Circular blur on image is of course not as in real world - from this altitude should be almost unnoticeable. But ALL in CG is a fake. To be 100% real our scenes should have one light thousands miles from center. There is no GI, shaders, radiosity etc in nature. Or rather there is all together. From one big sun and it is “counted” in real time. :slight_smile:

I didn’t try to reproduce every elements of reality, but capture a sence, dynamics, mood etc. Vertigo made this scene dynamics - without it is only next “fly over” scene. So I tried to create something not only reproduce. Same as in every other kind of, let’s say art (small letter of course :)) - movies, novels, paintings, even photographs.

A lot better! Very good!

can i ask how you did the disrupted airflow (i think thats what it is) from the wingtips?
is it post-pro?
im a big fan of your work here and on military-meshes so its a good way to learn :slight_smile:

very well done :slight_smile: its very convincing, and to those who are saying about the circular blur…
picasso wasnt exactly realistic, but was an artist MYRS doesnt have to make everything realistic because he too is an artist…
fair enough?
i like it to be honest, it creates a nice focal point in the centre :slight_smile:

ps. is there any chance of you realeasing one of your finished works to the community, maybe on a look and learn type license so it cant be reproduced but can be studied, as you seem to make blender as accesible as mainstream 3d apps with ease? i just think it would be a benefit to those learning:) thanks you for considering :slight_smile:

All smokes, vapor trials etc are postprocessed. Also colour balanced, blur (every kind) added etc after rendering. Model was rendered without background. Kerkythea has no alpha channel pass possible, so need to use some tricks to get it. So render+render alpha+background were mounted together in postprocess. This technique gives very high control level on your final image.

About PS. Who knowns, maybe soon… :wink:

I have no problem with using a blur “artistically” to enhance the feeling of motion, I just feel that in this case using a centralized circular blur is a poor artistic choice because the feeling it conveys is that the viewer and/or subject is spinning about a point above the center of the blur, and for me that breaks the sense of immersion in the image. By the same token, the fact that the other jet is not blurred also breaks the illusion, because it’s completely inconsistent with the context of the scene.

Even artistic choices have to be made with a sense of contributing to the overall unity of the image, both in visual and in conceptual content.

I find it rather amazing that so many artists on this board tout and flout the idea of “photorealism” and “realism” and “realistic pictures”, yet when told of an impression that there’s a break in that sense of realism, simply back up and punt by saying “it’s artistic” or “I didn’t want it that way.”

I think it looks realistic enough… the blur seems right enough for a hectic turn from that point of view.
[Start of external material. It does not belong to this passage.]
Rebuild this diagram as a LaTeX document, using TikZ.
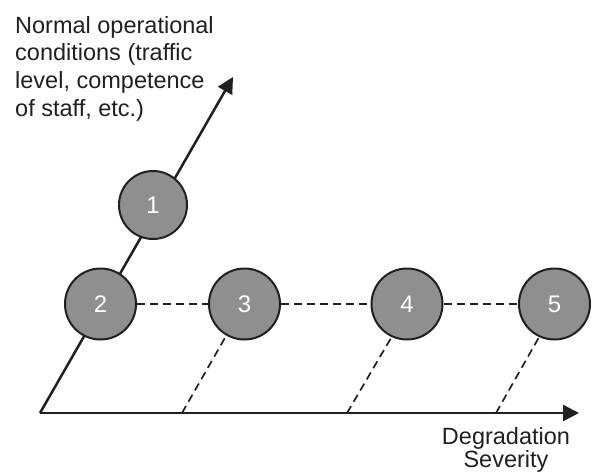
\documentclass[tikz,border=0pt]{standalone}
\usepackage{fontspec}
\setmainfont{Liberation Sans}
\usetikzlibrary{arrows.meta}
\definecolor{ink}{HTML}{231F20}
\definecolor{disc}{HTML}{8F8F8F}
\begin{document}
\begin{tikzpicture}[x=1pt,y=-1pt,
  axis/.style={draw=ink,line width=2.5pt,-{Triangle[length=16pt,width=16pt]}},
  stage/.style={circle,draw=ink,line width=2pt,fill=disc,minimum size=71pt,inner sep=0pt,
    text=white,font=\fontsize{24}{28}\selectfont},
  link/.style={draw=ink,line width=1.7pt,dash pattern=on 8pt off 5pt},
  lbl/.style={inner sep=0pt,text=ink,font=\fontsize{23.5}{27.7}\selectfont}]
\useasboundingbox (0,0) rectangle (592,475);
\coordinate (o) at (40,413);
\coordinate (xend) at (579,413);
\coordinate (yend) at (233,77);
\coordinate (b3) at (182,413);
\coordinate (b4) at (347,413);
\coordinate (b5) at (496,413);
\draw[axis] (o) -- (xend);
\draw[axis] (o) -- (yend);
\node[stage,minimum size=68pt] (c1) at (153,205) {1};
\node[stage] (c2) at (100.5,304) {2};
\node[stage] (c3) at (244.5,304) {3};
\node[stage] (c4) at (407,304) {4};
\node[stage] (c5) at (554.5,304) {5};
\draw[link] (c2) -- (c3);
\draw[link] (c3) -- (c4);
\draw[link] (c4) -- (c5);
\draw[link] (b3) -- (c3.-120);
\draw[link] (b4) -- (c4.-115);
\draw[link] (b5) -- (c5.-115);
\node[lbl,anchor=north west,align=left] (ylab) at (15,16)
  {Normal operational\\conditions (traffic\\level, competence\\of staff, etc.)};
\node[lbl,anchor=north,align=center,font=\fontsize{23.5}{23}\selectfont] (xlab) at (506,427.5)
  {Degradation\\Severity};
\end{tikzpicture}
\end{document}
Really nice!

It depend on what you understand as “overall unity of the image”, cause I think that it is very subjective term. Focusing and spining effect was planed and it is part of image concept, so I can say: yes, overall unity is preserved. If you feel spining and focusing that’s great: it is what I planed you to feel. I know perfect that in reality plane should crash after such spining, but I want auditory to believe, that it will no crash, that it is normal but very fast turn. And, cause so far your opinion about circular blur is the only one negative I suppose that most viewers accepted my concept.

Don’t get me wrong: I really appreciate your opinion - it is very important to get also such comments. I always analyse it and if accept - try to use in practice. Simply this time disagree with you and stay with my opinion.:slight_smile:

Don’t think I was slamming the image, mrys, overall I think it’s pretty well-done, I just think it could be stronger if the blur and some of the other “effects” were more consistent with the actuality of such a scene.
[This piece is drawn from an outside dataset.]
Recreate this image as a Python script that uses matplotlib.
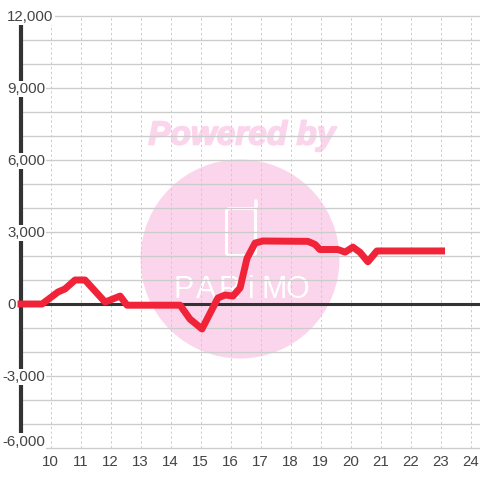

Much of my response may be due to experience, not with jets, but in low-flying small aircraft and helis, hanging out shooting 16mm film in Alaska many years ago. Hard to forget seeing the landscape sweep past during a hard bank, or shooting the shoreline from just above pontoon level during a lake landing. Lotsa blur, you betcha. Luckily no spins though!

Over all I think this is a pretty effective scene. There’s a definitive feeling of movement going on and the modeling and the texturing are great.

The radial blur is really up to the artist, but I’d have to disagree with this composition. I find the placement of the distant plane very distracting. I think moving it or eliminating it altogether would greatly improve the image.

But don’t get me wrong – don’t think I don’t think this is fantastic. It’s very well done.

An interesting approach would be to animate the model along a fairly true-to-life flight path with the camera following its POV, then use Motion Blur in the rendering. You wouldn’t even need the jet in place, for that matter, since it’s heavily composited anyway. A handful of frames and you have a “pre-blurred” choice.